Exercise description: Pictures are to be left out. Copy exactly the lines from the one containing "Write the Apache ECharts code for this chart." to the one containing "const minTicks = [-25, -20, -15, -10, -5, 0];", both ends kept.

-- Start Exercise data --

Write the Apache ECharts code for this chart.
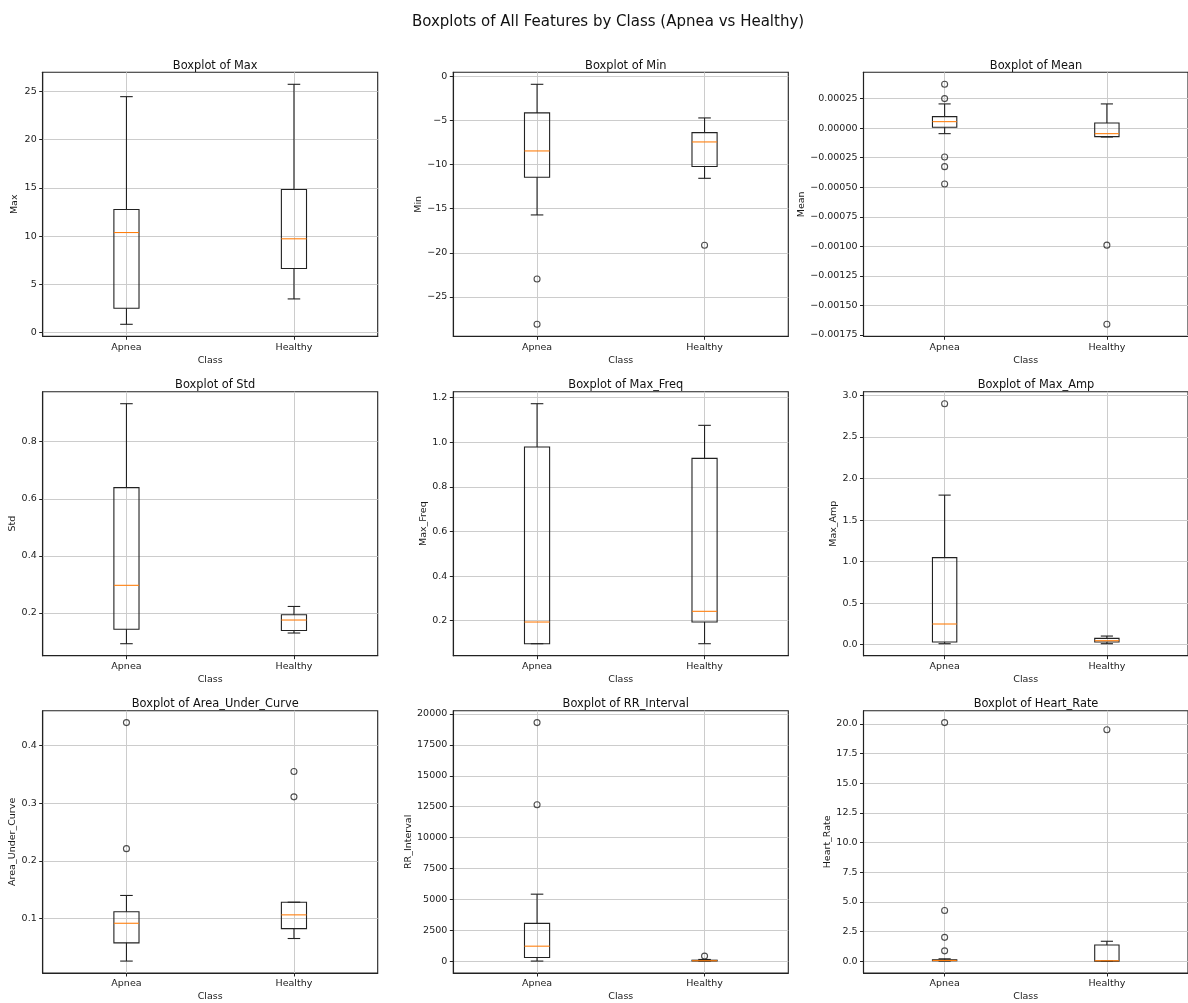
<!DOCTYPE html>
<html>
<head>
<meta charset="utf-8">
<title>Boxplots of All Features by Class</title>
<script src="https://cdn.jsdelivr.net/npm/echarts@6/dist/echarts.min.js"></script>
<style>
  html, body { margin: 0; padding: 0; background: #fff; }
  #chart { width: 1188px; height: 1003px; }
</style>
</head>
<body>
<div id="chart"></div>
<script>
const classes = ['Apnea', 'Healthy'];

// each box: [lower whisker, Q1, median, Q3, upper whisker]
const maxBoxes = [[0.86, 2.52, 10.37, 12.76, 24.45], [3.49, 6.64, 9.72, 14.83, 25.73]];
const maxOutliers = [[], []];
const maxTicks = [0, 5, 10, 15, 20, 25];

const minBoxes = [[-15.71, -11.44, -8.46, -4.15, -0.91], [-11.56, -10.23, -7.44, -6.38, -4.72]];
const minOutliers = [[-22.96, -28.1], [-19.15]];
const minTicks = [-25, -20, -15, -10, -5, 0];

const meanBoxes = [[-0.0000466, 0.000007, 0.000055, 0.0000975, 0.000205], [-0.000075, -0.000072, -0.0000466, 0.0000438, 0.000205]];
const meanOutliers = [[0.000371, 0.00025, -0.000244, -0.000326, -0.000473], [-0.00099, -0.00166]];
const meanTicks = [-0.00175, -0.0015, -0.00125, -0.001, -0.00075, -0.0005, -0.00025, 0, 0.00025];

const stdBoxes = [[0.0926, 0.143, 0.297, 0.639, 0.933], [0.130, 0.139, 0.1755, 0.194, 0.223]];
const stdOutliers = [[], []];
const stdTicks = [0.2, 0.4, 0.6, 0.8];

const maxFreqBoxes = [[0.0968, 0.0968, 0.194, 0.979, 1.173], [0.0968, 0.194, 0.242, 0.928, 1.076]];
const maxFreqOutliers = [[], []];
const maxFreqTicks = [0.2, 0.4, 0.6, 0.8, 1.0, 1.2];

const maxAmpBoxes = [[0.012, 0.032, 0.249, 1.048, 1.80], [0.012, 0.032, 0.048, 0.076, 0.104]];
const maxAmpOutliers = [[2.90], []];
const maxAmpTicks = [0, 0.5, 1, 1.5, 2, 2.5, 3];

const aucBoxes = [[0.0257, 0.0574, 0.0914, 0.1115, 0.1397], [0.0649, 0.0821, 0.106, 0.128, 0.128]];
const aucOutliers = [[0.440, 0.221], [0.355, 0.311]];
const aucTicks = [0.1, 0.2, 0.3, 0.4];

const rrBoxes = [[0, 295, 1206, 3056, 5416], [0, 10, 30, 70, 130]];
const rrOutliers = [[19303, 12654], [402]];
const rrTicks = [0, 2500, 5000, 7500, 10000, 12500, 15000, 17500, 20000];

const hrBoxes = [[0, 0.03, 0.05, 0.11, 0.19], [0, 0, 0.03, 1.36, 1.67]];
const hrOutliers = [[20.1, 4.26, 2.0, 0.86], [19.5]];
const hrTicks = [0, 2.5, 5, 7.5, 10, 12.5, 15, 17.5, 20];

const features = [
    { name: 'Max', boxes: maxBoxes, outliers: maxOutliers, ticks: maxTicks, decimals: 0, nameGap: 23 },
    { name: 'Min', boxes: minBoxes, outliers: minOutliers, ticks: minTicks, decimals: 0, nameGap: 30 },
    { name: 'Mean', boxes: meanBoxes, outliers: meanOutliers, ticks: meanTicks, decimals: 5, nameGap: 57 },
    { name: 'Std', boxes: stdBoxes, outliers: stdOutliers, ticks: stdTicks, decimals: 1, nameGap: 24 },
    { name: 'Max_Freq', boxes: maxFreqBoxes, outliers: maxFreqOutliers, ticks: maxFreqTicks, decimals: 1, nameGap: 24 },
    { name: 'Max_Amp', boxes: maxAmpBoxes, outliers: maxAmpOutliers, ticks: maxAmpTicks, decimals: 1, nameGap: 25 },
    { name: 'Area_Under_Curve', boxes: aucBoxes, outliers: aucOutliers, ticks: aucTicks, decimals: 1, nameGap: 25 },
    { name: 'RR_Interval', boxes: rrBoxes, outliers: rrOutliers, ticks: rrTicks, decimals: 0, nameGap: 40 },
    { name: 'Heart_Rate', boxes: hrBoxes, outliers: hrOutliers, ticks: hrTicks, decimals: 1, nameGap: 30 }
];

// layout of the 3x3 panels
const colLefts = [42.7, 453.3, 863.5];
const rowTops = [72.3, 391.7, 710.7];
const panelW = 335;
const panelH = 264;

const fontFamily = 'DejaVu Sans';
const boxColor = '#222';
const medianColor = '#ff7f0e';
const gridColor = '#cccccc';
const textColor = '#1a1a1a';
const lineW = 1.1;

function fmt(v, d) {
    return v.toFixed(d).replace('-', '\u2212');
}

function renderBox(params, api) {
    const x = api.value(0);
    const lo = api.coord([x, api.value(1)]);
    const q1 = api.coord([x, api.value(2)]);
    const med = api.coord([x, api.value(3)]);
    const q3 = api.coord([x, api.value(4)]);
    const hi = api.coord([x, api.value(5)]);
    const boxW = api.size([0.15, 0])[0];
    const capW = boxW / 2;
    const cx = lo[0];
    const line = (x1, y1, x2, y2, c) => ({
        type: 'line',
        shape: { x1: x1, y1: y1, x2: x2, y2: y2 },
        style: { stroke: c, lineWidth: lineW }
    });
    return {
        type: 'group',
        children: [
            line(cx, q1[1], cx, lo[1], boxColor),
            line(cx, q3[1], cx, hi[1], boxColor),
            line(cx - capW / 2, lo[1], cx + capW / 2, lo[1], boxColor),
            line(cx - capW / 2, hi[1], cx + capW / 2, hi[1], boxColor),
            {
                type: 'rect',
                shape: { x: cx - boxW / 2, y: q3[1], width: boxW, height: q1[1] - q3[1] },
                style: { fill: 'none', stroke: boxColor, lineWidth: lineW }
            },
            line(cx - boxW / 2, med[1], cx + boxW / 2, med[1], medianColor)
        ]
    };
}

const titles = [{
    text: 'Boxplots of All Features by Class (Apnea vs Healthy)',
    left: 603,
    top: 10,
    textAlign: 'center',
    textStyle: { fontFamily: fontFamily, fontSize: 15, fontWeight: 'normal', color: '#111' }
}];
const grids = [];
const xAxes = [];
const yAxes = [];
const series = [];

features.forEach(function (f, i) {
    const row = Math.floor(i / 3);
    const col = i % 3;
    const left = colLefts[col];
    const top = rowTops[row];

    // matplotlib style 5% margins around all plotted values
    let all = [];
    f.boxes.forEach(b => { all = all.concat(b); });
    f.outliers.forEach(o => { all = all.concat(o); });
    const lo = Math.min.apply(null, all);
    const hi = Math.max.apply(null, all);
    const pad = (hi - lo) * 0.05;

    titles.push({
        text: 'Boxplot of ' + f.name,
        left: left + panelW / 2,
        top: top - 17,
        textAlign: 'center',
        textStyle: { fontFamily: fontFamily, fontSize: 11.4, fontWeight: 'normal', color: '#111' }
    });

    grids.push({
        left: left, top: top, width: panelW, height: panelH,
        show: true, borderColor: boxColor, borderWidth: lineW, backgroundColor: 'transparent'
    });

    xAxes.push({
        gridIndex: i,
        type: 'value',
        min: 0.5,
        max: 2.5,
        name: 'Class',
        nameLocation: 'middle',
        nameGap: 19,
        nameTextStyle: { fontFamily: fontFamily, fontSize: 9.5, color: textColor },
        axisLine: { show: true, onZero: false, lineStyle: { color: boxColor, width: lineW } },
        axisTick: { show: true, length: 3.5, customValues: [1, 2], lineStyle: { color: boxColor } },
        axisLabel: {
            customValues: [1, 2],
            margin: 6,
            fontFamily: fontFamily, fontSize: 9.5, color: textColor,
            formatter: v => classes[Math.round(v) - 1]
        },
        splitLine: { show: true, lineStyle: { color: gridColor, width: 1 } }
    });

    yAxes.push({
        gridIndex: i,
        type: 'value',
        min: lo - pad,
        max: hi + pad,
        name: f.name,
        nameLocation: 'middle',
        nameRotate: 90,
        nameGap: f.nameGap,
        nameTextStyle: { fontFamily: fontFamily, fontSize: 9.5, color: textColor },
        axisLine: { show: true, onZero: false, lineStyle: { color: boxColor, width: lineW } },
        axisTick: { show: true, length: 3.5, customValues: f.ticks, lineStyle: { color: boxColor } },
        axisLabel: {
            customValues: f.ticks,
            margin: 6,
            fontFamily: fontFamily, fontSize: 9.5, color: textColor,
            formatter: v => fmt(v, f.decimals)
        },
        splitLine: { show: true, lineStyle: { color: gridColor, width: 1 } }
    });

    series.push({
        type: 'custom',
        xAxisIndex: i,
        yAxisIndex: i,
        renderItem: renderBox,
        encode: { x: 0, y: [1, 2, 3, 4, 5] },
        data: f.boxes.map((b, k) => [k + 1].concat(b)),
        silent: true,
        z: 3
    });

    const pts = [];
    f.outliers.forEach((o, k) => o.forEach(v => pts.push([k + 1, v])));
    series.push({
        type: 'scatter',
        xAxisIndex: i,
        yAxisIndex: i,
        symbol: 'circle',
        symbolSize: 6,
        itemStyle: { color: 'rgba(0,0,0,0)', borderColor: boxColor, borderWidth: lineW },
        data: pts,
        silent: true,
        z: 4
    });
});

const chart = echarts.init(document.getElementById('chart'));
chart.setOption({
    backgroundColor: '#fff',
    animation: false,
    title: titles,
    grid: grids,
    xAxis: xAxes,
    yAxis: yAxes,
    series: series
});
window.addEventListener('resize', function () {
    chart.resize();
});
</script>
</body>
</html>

-- End Exercise data --
-- Start Exercise data --

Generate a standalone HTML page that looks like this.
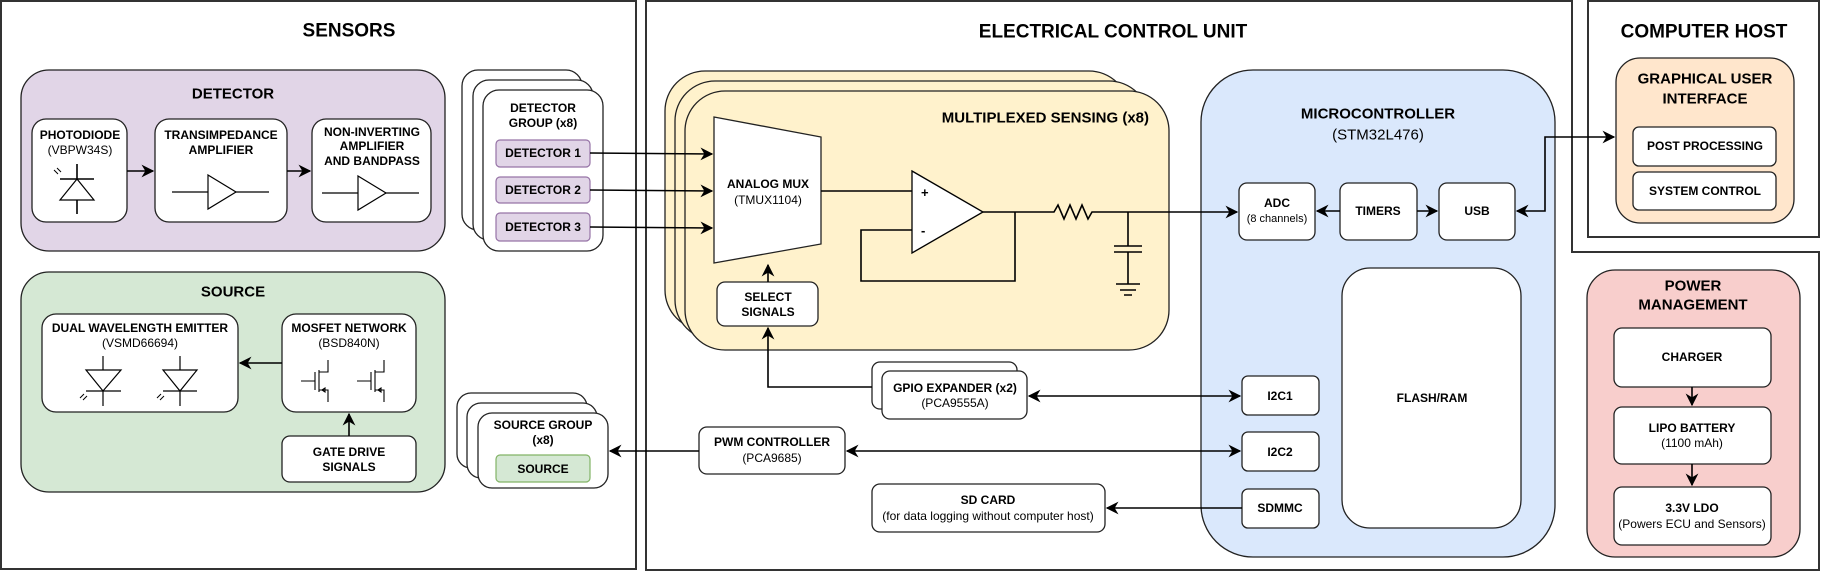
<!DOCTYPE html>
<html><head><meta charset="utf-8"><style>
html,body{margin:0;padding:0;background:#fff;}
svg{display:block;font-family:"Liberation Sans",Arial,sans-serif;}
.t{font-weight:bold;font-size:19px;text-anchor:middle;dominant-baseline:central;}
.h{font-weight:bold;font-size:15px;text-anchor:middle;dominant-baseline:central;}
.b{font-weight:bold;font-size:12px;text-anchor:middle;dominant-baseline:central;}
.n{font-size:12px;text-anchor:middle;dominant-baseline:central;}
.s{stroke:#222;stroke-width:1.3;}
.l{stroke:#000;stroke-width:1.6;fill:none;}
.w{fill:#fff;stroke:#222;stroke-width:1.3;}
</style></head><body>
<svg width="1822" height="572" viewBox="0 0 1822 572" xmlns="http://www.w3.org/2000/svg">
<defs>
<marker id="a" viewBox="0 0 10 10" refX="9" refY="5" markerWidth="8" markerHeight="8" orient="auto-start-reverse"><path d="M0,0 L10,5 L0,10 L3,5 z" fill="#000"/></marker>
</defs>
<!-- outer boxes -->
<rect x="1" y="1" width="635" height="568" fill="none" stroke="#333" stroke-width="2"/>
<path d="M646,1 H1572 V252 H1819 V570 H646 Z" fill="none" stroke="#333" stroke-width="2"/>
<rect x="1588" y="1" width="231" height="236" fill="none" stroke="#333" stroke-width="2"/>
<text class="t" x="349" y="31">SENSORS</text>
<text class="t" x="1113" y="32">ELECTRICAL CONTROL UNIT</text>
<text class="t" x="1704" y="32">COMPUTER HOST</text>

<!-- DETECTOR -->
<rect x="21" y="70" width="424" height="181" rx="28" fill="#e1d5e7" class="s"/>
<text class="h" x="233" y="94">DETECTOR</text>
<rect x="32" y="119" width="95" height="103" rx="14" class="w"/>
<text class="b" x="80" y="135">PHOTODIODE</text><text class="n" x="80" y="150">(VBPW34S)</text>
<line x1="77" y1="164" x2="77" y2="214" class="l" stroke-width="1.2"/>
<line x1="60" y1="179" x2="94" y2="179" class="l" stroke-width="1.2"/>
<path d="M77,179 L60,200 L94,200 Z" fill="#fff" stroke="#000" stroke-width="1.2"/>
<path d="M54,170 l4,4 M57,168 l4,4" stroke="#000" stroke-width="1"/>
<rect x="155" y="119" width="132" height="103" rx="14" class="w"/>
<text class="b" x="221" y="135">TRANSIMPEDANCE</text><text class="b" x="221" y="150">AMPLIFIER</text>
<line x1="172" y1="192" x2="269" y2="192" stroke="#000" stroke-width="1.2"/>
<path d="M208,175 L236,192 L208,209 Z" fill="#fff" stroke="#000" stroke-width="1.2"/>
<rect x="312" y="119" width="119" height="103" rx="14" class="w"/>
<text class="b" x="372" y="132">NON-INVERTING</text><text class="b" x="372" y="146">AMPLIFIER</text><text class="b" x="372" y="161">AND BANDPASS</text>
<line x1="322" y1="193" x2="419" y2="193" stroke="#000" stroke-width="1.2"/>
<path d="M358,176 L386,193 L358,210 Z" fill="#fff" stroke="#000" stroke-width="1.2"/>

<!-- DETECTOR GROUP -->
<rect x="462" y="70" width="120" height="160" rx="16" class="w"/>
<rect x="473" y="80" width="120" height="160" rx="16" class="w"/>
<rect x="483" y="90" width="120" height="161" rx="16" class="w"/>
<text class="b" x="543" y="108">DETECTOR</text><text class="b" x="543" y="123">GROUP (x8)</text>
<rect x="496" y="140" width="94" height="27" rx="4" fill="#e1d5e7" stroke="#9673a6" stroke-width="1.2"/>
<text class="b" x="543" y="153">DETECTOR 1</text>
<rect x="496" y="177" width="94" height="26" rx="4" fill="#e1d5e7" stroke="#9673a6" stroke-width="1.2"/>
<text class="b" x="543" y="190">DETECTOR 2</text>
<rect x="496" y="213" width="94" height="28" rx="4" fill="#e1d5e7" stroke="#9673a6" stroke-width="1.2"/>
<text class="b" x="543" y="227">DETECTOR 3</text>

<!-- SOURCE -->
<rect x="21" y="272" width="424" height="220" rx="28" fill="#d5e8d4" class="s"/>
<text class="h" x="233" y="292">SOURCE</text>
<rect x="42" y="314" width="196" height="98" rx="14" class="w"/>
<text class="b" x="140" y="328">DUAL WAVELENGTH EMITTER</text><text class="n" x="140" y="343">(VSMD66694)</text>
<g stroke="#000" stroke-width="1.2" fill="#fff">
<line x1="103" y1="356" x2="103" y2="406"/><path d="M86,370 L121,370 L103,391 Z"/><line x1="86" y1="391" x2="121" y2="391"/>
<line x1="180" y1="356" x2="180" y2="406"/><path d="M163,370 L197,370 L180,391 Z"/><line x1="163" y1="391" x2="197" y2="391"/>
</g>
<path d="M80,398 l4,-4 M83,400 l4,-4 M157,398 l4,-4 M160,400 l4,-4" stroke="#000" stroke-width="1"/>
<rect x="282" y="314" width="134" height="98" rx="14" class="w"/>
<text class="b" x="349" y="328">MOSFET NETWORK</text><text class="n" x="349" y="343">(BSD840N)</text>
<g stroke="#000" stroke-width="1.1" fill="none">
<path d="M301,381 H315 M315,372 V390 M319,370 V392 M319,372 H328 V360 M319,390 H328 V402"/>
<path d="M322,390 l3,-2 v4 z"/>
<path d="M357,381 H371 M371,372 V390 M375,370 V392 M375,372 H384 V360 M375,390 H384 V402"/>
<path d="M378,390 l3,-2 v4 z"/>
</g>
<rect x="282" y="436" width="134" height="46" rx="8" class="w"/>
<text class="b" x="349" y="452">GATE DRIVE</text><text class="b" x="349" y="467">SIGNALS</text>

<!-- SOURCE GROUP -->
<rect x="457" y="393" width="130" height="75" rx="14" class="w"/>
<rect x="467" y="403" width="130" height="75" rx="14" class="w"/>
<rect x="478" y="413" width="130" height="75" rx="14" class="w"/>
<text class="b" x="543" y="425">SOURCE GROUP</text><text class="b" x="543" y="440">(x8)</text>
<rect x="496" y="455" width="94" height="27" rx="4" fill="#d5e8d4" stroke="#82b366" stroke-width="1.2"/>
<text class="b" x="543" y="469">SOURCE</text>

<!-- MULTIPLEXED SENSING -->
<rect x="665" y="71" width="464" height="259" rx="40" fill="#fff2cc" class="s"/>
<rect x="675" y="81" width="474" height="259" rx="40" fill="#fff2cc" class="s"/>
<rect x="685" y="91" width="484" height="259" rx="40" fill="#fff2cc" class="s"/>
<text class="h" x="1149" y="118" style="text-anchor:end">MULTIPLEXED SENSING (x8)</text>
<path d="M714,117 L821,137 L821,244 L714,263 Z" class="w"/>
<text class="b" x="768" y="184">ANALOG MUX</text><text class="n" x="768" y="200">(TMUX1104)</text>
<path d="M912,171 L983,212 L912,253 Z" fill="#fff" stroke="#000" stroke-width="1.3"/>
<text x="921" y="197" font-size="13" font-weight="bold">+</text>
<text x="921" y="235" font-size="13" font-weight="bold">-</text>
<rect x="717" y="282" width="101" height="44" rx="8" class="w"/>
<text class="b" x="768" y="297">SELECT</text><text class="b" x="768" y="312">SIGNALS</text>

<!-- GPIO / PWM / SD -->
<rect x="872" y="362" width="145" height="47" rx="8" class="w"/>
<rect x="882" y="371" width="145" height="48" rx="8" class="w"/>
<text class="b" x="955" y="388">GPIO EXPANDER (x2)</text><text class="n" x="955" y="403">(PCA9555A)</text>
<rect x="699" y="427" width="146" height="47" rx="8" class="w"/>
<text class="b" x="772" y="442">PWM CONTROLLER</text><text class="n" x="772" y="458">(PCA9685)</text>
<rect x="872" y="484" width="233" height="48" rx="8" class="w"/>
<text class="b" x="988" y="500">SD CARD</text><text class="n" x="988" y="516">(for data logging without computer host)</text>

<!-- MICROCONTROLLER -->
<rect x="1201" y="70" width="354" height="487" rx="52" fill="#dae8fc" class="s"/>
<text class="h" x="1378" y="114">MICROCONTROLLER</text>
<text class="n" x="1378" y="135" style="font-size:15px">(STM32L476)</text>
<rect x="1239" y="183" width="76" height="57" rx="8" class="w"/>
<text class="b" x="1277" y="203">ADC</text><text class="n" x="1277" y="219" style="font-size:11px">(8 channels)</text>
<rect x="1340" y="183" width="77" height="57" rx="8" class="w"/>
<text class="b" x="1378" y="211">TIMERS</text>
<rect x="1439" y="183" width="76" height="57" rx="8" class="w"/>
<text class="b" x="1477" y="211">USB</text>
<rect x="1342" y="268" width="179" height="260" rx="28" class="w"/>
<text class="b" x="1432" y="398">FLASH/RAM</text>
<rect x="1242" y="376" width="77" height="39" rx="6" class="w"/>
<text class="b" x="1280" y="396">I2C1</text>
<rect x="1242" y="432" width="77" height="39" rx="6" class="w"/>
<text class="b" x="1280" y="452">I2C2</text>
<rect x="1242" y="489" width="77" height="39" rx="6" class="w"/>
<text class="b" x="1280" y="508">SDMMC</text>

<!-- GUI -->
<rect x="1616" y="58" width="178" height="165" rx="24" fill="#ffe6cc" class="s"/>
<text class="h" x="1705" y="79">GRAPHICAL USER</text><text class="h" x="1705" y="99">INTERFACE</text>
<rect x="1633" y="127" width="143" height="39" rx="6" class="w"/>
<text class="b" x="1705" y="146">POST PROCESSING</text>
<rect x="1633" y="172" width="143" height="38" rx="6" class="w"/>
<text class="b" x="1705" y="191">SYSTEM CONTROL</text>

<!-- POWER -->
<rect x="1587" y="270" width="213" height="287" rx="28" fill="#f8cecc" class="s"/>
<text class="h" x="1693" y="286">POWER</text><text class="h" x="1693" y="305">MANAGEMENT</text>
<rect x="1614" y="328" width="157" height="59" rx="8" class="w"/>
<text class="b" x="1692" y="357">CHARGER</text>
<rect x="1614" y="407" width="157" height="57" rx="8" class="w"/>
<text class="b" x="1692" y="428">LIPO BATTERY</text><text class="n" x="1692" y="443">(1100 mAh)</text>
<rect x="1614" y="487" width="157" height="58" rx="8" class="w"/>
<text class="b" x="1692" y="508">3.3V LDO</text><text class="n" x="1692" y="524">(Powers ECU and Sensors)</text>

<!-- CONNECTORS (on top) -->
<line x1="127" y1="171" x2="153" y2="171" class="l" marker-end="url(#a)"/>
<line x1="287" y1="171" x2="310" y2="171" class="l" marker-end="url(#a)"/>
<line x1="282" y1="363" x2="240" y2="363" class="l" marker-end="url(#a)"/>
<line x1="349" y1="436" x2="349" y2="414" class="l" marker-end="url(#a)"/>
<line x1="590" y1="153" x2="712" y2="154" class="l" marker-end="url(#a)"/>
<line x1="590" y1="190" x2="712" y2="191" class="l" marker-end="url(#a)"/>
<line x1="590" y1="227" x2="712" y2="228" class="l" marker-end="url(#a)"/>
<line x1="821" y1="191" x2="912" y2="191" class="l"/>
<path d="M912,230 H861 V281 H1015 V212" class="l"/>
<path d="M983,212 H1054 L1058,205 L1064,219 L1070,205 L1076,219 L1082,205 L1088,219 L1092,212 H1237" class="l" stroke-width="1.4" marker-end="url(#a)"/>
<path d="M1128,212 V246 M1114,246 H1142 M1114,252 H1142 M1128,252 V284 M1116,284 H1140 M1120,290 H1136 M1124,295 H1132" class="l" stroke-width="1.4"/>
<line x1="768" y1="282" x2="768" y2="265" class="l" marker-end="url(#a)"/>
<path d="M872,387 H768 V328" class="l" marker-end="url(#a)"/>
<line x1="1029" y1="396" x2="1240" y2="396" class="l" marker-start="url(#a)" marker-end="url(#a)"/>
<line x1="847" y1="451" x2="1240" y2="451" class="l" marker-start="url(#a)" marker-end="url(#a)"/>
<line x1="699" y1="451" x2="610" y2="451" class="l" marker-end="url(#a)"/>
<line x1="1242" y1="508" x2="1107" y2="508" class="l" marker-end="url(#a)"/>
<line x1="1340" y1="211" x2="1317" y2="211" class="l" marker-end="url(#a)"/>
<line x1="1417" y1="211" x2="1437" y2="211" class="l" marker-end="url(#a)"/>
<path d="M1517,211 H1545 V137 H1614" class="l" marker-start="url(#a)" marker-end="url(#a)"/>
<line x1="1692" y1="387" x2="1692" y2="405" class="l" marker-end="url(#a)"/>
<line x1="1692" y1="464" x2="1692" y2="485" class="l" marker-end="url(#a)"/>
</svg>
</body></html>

-- End Exercise data --

Completed exercise:
Write the Apache ECharts code for this chart.
<!DOCTYPE html>
<html>
<head>
<meta charset="utf-8">
<title>Boxplots of All Features by Class</title>
<script src="https://cdn.jsdelivr.net/npm/echarts@6/dist/echarts.min.js"></script>
<style>
  html, body { margin: 0; padding: 0; background: #fff; }
  #chart { width: 1188px; height: 1003px; }
</style>
</head>
<body>
<div id="chart"></div>
<script>
const classes = ['Apnea', 'Healthy'];

// each box: [lower whisker, Q1, median, Q3, upper whisker]
const maxBoxes = [[0.86, 2.52, 10.37, 12.76, 24.45], [3.49, 6.64, 9.72, 14.83, 25.73]];
const maxOutliers = [[], []];
const maxTicks = [0, 5, 10, 15, 20, 25];

const minBoxes = [[-15.71, -11.44, -8.46, -4.15, -0.91], [-11.56, -10.23, -7.44, -6.38, -4.72]];
const minOutliers = [[-22.96, -28.1], [-19.15]];
const minTicks = [-25, -20, -15, -10, -5, 0];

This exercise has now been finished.